Dans leur mouvement de repli, une partie de la colonne de l'armée a été prise au piège d'une attaque meurtrière des jihadistes. Le JNIM et l'alliance des groupes armés séparatistes à dominante touareg (CSP-DPA) se disputent le bilan et la victoire.

Selon M. Lechner, les forces armées maliennes ont pêché par "excès de confiance" depuis la prise de Kidal, mais il ne faut pas "surestimer" non plus la victoire des séparatistes.

En quoi ce revers militaire est significatif ?

Les séparatistes ont gagné une bataille militaire et symbolique qui pourrait leur donner "un second souffle" et être vécue comme "une humiliation" par le régime estime Yvan Guichaoua, enseignant chercheur à l'université de Kent.
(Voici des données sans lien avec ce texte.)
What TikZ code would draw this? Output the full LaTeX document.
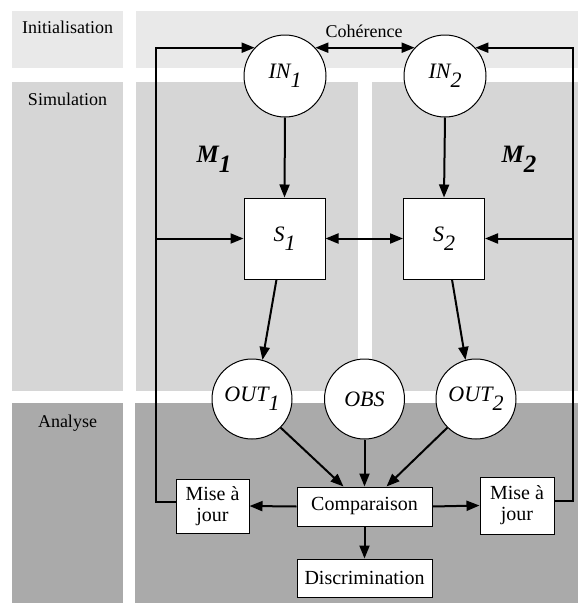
\documentclass[tikz,border=0pt]{standalone}
\usepackage{fontspec}
\setmainfont{Liberation Serif}
\usetikzlibrary{arrows.meta,calc}
\definecolor{initc}{HTML}{E9E9E9}
\definecolor{simc}{HTML}{D6D6D6}
\definecolor{anac}{HTML}{AAAAAA}
\newcommand\mysub[1]{\raisebox{-0.4em}{#1}}
\begin{document}
\begin{tikzpicture}[x=1pt,y=-1pt,
  tip/.tip={Triangle[length=13pt,width=10pt]},
  conn/.style={line width=2pt,-tip},
  conn2/.style={line width=2pt,tip-tip},
  circ/.style={circle,draw,line width=1pt,fill=white,minimum size=80pt,inner sep=0pt,
    font=\fontsize{22}{24}\selectfont\itshape},
  sq/.style={rectangle,draw,line width=1pt,fill=white,minimum width=81pt,minimum height=81pt,
    inner sep=0pt,font=\fontsize{22}{24}\selectfont\itshape},
  box/.style={rectangle,draw,line width=1pt,fill=white,inner sep=0pt,align=center,
    font=\fontsize{20}{21}\selectfont},
  lab/.style={font=\fontsize{18}{20}\selectfont,anchor=base},
  mlab/.style={font=\fontsize{25}{26}\selectfont\bfseries\itshape,anchor=base west}]
\useasboundingbox (0,0) rectangle (578,603);
% bands
\fill[initc] (12,11) rectangle (123,68);
\fill[initc] (136,11) rectangle (578,68);
\fill[simc] (12,82) rectangle (123,391);
\fill[simc] (136,82) rectangle (358,391);
\fill[simc] (372,82) rectangle (578,391);
\fill[anac] (12,403) rectangle (123,603);
\fill[anac] (135,403) rectangle (578,603);
% band labels
\node[lab] (tInit) at (67.5,33) {Initialisation};
\node[lab] (tSim) at (67.5,105) {Simulation};
\node[lab] (tAna) at (67.5,427) {Analyse};
\node[mlab] (M1) at (193,162) {M\mysub{1}};
\node[mlab] (M2) at (498,162) {M\mysub{2}};
% nodes
\node[circ,minimum size=82pt] (IN1) at (285,76) {IN\mysub{1}};
\node[circ,minimum size=82pt] (IN2) at (445,76) {IN\mysub{2}};
\node[sq] (S1) at (284.5,238.5) {S\mysub{1}};
\node[sq] (S2) at (444,238.5) {S\mysub{2}};
\node[circ] (OUT1) at (252,399) {OUT\mysub{1}};
\node[circ] (OBS) at (364.5,399) {OBS};
\node[circ] (OUT2) at (476,399) {OUT\mysub{2}};
\node[box,minimum width=135pt,minimum height=39pt] (Comp) at (364.5,506.5) {Comparaison};
\node[box,minimum width=135pt,minimum height=38pt] (Disc) at (364.5,578) {Discrimination};
\node[box,minimum width=73pt,minimum height=54pt] (ML) at (212.5,506) {Mise à\\jour};
\node[box,minimum width=74pt,minimum height=57pt] (MR) at (517,505.5) {Mise à\\jour};
\node[lab] (tCoh) at (364,37) {Cohérence};
% connectors
\coordinate (cl) at (156,0);
\coordinate (cr) at (573,0);
\draw[conn2] (IN1.43) -- (IN2.137);
\draw[conn] (IN1.south) -- (S1.north);
\draw[conn] (IN2.south) -- (S2.north);
\draw[conn2] (S1.east) -- (S2.west);
\draw[conn] ([xshift=-8pt]S1.south) -- (OUT1.75);
\draw[conn] ([xshift=8pt]S2.south) -- (OUT2.105);
\draw[conn] (OUT1.-45) -- ([xshift=-21pt]Comp.north);
\draw[conn] (OBS.south) -- (Comp.north);
\draw[conn] (OUT2.-135) -- ([xshift=22pt]Comp.north);
\draw[conn] (Comp.west) -- (ML.east);
\draw[conn] (Comp.east) -- (MR.west);
\draw[conn] (Comp.south) -- (Disc.north);
\draw[conn] ([yshift=4pt]ML.west) -| (cl |- IN1.137) -- (IN1.137);
\draw[conn] (cl |- S1.west) -- (S1.west);
\draw[conn] ([yshift=5pt]MR.east) -| (cr |- IN2.43) -- (IN2.43);
\draw[conn] (cr |- S2.east) -- (S2.east);
\end{tikzpicture}
\end{document}
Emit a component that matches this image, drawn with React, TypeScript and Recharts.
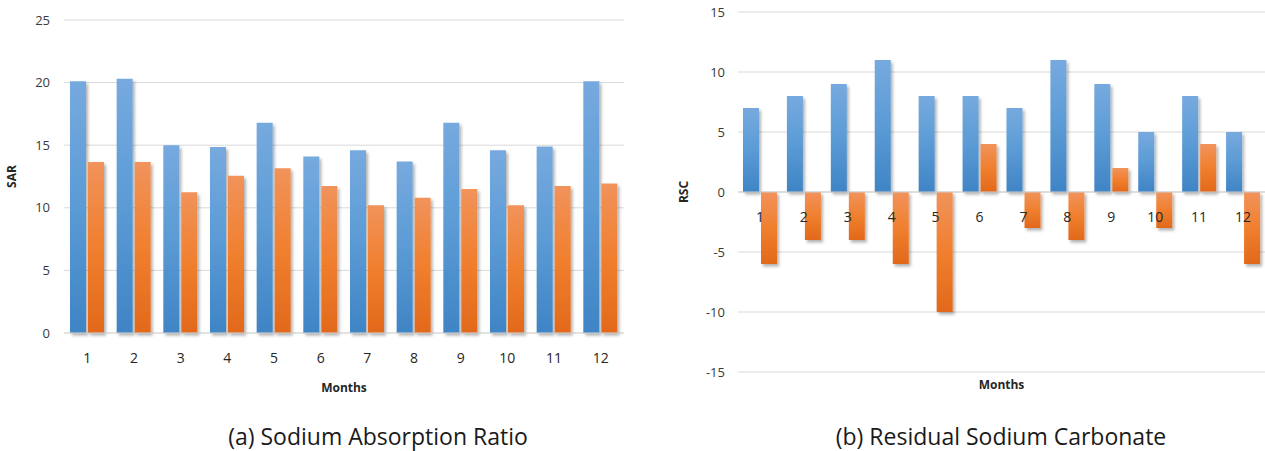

Les vidéos diffusées par les rebelles et jihadistes montrent que les soldats blancs sont bien plus nombreux que les Maliens parmi les victimes alors que Bamako a toujours nié la présence de Wagner dans les opérations militaires, réduisant la présence russe à "des instructeurs".

"Il y a un coup politique qui est porté à Bamako, puisqu'on voit que c'est Wagner qui opère et que les Maliens jouent apparemment un rôle supplétif", poursuit M. Guichaoua.

Alors que la junte malienne a tout misé sur la conquête militaire qu'elle a érigée en priorité, cet échec tombe mal, au moment où le colonel Goïta était pressenti pour déclarer sa candidature à une présidentielle dont la date n'est toujours pas fixée.

"Les FAMas prennent pleinement et en toute responsabilité la mesure de cet évènement et procèdent actuellement à une analyse détaillée des événements pour en tirer toutes les leçons nécessaires", a indiqué lundi l'armée malienne.

Que peut-il se passer à présent ?

Selon Jonathan Guiffard, chercheur à l'institut Français de Géopolitique, cette défaite "atteste le démarrage de la guérilla asymétrique que va lancer le CSP contre les Famas et les Russes au Nord".

"Le CSP a encore des forces prêtes. Et le JNIM reste l'acteur le plus fort sur le terrain. De quoi donner quelques maux de têtes à l'armée malienne", estime-t-il.

Pour M. Guichaoua, l'armée malienne et ses alliés russes vont sans doute se "réorganiser" avant de reprendre les opérations au sol, mais vont utiliser les drones "contre les cibles qu'ils identifient, ce qui veut dire potentiellement beaucoup de victimes civiles, parce qu'ils ne font pas toutes les vérifications pour s'assurer que ce sont des militaires qui sont ciblés".

M. Lechner pense que la Russie a atteint "un point de non-retour" dans son engagement au Mali, mais qu'elle va s'apercevoir que ce terrain demande plus de moyens militaires. Malgré ce revers, "si les Russes continuent d'investir au Mali, ce sera un signal fort, et vécu comme un signal positif" pour la suite du partenariat avec Bamako, dit-il.